— Start SUPPLIED INFORMATION —
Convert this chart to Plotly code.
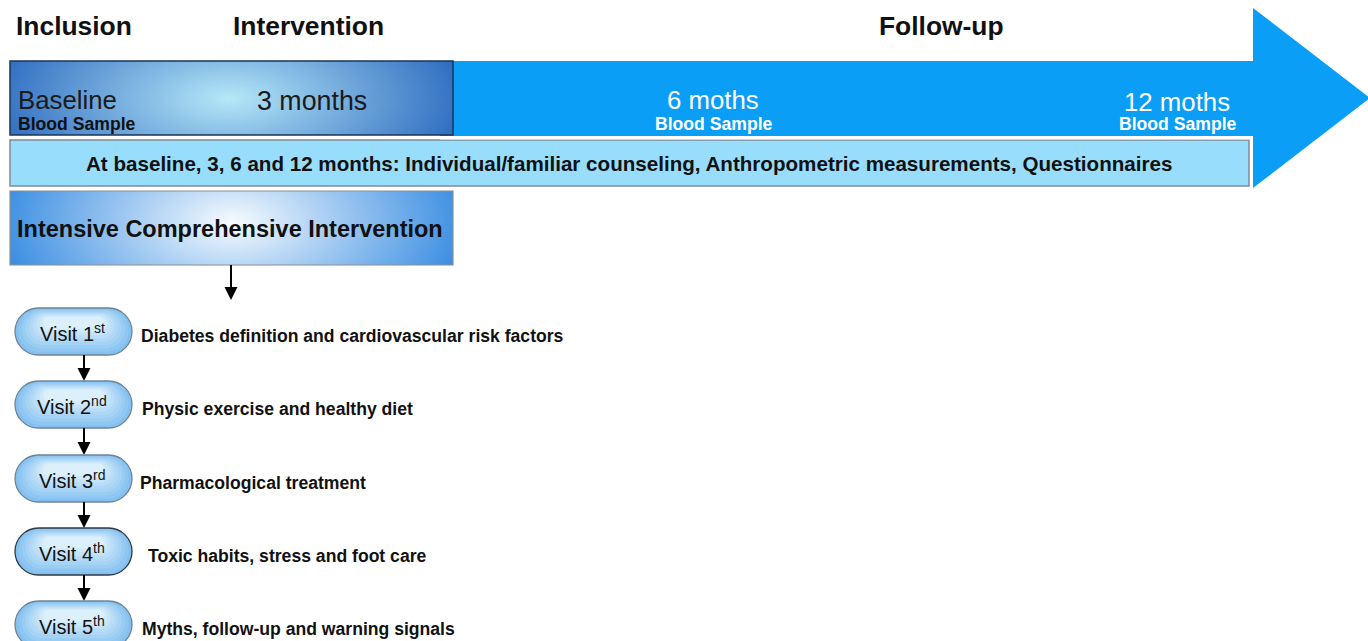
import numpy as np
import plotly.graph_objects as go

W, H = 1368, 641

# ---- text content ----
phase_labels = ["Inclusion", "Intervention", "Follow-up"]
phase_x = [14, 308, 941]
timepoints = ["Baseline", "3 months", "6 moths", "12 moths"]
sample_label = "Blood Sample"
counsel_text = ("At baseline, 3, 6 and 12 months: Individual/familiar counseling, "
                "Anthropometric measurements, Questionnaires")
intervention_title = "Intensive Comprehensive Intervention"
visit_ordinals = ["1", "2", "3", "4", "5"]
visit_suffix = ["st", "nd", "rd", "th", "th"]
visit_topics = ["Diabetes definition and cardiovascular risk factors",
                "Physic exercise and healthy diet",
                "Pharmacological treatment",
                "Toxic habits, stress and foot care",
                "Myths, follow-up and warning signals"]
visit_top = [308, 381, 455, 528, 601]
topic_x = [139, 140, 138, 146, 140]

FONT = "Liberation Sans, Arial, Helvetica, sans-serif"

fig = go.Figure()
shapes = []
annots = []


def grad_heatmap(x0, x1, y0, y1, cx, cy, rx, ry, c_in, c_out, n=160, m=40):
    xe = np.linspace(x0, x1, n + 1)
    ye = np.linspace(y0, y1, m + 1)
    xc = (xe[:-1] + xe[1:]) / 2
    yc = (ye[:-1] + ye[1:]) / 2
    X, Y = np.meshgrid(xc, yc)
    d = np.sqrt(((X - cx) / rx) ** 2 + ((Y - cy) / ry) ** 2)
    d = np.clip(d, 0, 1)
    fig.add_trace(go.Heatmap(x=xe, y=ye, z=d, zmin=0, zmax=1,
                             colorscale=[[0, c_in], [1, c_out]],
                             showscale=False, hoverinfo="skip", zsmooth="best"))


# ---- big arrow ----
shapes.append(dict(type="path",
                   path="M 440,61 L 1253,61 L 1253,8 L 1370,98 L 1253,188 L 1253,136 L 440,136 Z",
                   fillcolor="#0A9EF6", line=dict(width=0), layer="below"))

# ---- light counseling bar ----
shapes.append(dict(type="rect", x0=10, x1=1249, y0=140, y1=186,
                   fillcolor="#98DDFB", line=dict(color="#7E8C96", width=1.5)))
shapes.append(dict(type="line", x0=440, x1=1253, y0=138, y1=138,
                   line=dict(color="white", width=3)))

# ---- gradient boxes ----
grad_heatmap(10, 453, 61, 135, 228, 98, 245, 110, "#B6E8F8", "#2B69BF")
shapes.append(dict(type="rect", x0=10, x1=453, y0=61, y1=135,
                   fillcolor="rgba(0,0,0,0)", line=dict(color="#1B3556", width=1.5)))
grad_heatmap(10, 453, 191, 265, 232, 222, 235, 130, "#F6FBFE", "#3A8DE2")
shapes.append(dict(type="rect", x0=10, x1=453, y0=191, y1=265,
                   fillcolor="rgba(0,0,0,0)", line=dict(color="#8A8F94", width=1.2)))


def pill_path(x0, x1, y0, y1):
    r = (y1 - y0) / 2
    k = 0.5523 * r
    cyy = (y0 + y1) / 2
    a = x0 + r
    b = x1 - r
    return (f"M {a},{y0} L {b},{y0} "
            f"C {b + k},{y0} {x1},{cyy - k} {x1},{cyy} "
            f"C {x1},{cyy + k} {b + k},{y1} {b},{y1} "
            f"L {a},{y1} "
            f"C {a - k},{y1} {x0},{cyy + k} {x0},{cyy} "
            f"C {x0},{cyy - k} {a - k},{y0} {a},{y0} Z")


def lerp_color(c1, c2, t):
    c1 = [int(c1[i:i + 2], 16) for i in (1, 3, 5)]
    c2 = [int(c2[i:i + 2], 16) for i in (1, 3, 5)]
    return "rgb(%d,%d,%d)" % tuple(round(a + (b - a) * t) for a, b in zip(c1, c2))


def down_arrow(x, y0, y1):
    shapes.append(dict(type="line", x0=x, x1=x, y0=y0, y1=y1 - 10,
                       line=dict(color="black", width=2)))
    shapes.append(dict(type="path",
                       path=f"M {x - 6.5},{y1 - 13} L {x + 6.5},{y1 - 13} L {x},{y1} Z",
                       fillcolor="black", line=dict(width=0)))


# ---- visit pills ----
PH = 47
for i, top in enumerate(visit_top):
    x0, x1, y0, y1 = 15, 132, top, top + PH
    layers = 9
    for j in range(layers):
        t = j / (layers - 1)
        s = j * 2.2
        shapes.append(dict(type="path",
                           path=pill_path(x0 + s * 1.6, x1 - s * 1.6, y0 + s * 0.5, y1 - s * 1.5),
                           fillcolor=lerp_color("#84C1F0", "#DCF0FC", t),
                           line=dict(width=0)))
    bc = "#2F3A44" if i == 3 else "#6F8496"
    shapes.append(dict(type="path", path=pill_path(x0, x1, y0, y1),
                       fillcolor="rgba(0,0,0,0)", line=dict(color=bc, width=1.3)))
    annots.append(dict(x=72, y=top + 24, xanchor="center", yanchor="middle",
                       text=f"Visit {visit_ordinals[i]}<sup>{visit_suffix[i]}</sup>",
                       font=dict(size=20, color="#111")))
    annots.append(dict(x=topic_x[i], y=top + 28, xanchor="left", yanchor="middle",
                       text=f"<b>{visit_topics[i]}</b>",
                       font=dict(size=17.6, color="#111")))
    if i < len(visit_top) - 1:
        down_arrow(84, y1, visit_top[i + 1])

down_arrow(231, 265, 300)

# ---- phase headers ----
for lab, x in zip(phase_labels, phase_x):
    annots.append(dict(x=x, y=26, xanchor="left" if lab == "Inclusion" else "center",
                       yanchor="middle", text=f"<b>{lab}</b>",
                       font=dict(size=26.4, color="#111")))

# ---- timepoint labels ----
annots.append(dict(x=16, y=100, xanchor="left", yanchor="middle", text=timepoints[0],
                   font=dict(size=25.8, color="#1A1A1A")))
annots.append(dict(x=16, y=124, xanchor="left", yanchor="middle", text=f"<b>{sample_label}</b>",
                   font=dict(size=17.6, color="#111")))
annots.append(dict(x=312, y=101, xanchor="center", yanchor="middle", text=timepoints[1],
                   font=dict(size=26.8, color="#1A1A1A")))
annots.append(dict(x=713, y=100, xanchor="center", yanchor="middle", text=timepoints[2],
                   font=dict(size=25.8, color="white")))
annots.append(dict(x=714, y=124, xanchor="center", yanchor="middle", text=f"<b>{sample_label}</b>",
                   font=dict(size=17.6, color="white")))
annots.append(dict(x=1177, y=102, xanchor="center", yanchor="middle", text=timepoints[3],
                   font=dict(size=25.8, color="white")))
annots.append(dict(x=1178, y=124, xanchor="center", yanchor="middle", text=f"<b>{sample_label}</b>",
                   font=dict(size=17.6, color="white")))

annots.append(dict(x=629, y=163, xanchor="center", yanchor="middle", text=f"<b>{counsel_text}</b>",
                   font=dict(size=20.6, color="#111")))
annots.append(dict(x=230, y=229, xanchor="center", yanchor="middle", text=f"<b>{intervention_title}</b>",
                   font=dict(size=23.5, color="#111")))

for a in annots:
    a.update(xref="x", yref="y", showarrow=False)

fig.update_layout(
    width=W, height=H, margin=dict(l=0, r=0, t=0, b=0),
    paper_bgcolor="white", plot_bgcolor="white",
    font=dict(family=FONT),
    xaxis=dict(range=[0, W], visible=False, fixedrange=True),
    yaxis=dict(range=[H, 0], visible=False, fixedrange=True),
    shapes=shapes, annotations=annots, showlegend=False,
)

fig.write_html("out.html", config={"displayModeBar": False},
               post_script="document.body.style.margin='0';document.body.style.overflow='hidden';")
— End SUPPLIED INFORMATION —
Return nothing but the lines running from the start of the data to the line with "W, H = 1368, 641", please, both ends included and no pictures.

Convert this chart to Plotly code.
import numpy as np
import plotly.graph_objects as go

W, H = 1368, 641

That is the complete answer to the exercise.